Slide all the way down the rabbit hole at Williamsburg’s supersized (6,200 square feet) outsized (260 seat) and over-the-top outpost of Fushimi, the pan-Asian restaurant, lounge, and exercise-in-sensory-overload first popularized in Staten Island and Bay Ridge.
“I actually think it’s kind of subdued,” said our hostess, as she led us past a pair of preening Geisha girls flanking the front entrance, floor-to-ceiling “jellyfish” chandeliers shadowing the day-glow bar, and LED illuminated dining area — dotted with pod-like booths and tabletops of glistening colored resin cast with Japanese river stones.
“I feel like I’m in the final scene of 2001: A Space Odyssey,” observed our photographer as we wandered down the “Tunnel of Love” — an eye-popping circular pathway to the unisex bathrooms lit in intergalactic red. “This place is looks like a Tokyo casino financed by the Italian Mafia.”

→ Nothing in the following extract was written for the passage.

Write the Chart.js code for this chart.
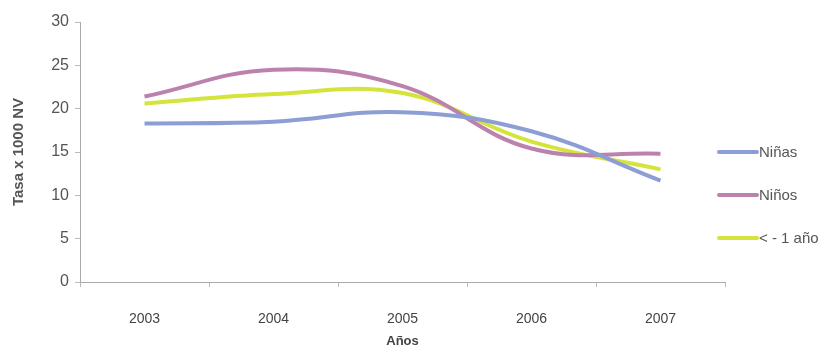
<!DOCTYPE html>
<html><head><meta charset="utf-8">
<script src="https://cdn.jsdelivr.net/npm/chart.js@4/dist/chart.umd.min.js"></script>
<style>html,body{margin:0;padding:0;background:#fff}#wrap{width:840px;height:352px}</style>
</head><body><div id="wrap"><canvas id="c" width="840" height="352"></canvas></div>
<script>
const years = ['2003','2004','2005','2006','2007'];
const ninas = [18.3, 18.5, 19.6, 17.4, 11.7];
const ninos = [21.4, 24.5, 22.6, 15.4, 14.8];
const menor1 = [20.6, 21.7, 21.8, 16.2, 13.0];
const seriesNames = ['Niñas', 'Niños', '< - 1 año'];
const seriesColors = ['#8c9ed3', '#bb82ad', '#d5e43a'];
const yTicks = [0, 5, 10, 15, 20, 25, 30];

const legendPlugin = {
  id: 'sideLegend',
  afterDraw(chart) {
    const ctx = chart.ctx;
    const ds = chart.data.datasets;
    ctx.save();
    ds.forEach((d, i) => {
      const y = 152 + i * 43;
      ctx.strokeStyle = d.borderColor;
      ctx.lineWidth = 4;
      ctx.lineCap = 'round';
      ctx.beginPath(); ctx.moveTo(719, y); ctx.lineTo(757, y); ctx.stroke();
      ctx.fillStyle = '#555';
      ctx.font = '15px "Liberation Sans", Arial, sans-serif';
      ctx.textBaseline = 'middle';
      ctx.fillText(d.label, 759, y + 1);
    });
    ctx.restore();
  }
};

new Chart(document.getElementById('c'), {
  type: 'line',
  data: {
    labels: years,
    datasets: [ninas, ninos, menor1].map((v, i) => ({
      label: seriesNames[i], data: v, borderColor: seriesColors[i],
      borderWidth: 4, tension: 0.4, pointRadius: 0, fill: false
    }))
  },
  options: {
    responsive: false, animation: false,
    layout: { padding: { top: 22, right: 115, left: 0, bottom: 0 } },
    plugins: { legend: { display: false }, tooltip: { enabled: false } },
    scales: {
      x: {
        offset: true,
        afterFit: s => { s.height = 70; },
        grid: { offset: true, drawOnChartArea: false, color: '#bbb', tickLength: 5 },
        border: { color: '#aaa' },
        ticks: { color: '#444', padding: 24, font: { size: 14, family: '"Liberation Sans", Arial, sans-serif' } },
        title: { display: true, text: 'Años', color: '#444', padding: { top: 0, bottom: 3 },
          font: { size: 13, weight: 'bold', family: '"Liberation Sans", Arial, sans-serif' } }
      },
      y: {
        min: 0, max: 30,
        afterFit: s => { s.width = 80; },
        afterBuildTicks: s => { s.ticks = yTicks.map(v => ({ value: v })); },
        grid: { drawOnChartArea: false, color: '#bbb', tickLength: 5 },
        border: { color: '#aaa' },
        ticks: { color: '#555', padding: 6, font: { size: 16, family: '"Liberation Sans", Arial, sans-serif' } },
        title: { display: true, text: 'Tasa x 1000 NV', color: '#555', padding: { top: 10, bottom: 0 },
          font: { size: 15, weight: 'bold', family: '"Liberation Sans", Arial, sans-serif' } }
      }
    }
  },
  plugins: [legendPlugin]
});
</script></body></html>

The strange journey continued through Chef Chul Kee Ko’s globe-hopping menu, with stops in Thailand (spicy lobster salad with crushed peanuts, mint and cilantro), Japan (sea bass with miso and a “Sex on the Beach” roll with tempura shrimp, spicy tuna, salmon and avocado), France (petit filet mignon with wasabi butter and truffled mashed potatoes, herb-crusted rack of lamb with Dijon mustard and crab confit), and even Italy (seared sea scallops with pesto, cauliflower, black beans and mushrooms — not the magic kind.) A little something for everyone! Kind of.
One would imagine that the aesthetic shock-value of the space paired with a catch-as-catch-can menu is a play to put butts in the seats which, on opening night, at least, appears to be working.
Rubbernecking locals mingled with pant-suited moms looking for a hot night out — along with crowds and couples from Bay Ridge and Staten Island, angling for a peek at the competition.
“I’m actually a regular at the Fushimi in my neighborhood,” said Bay Ridge resident Mike Vittorio. “I love the food, the ambiance — it’s always a party. But this one — wow, it’s like a whole other level.”
“I work in Manhattan, so it’s easier to grab dinner in Williamsburg,” he added. “I can come here to unwind after a long day.”
Not like anyone’s going to mistake Fushimi for a casual neighborhood joint, or any kind of authentic — but sometimes, all you really want is a kooky sushi roll, a decent lychee martini, and a sweeet contact high.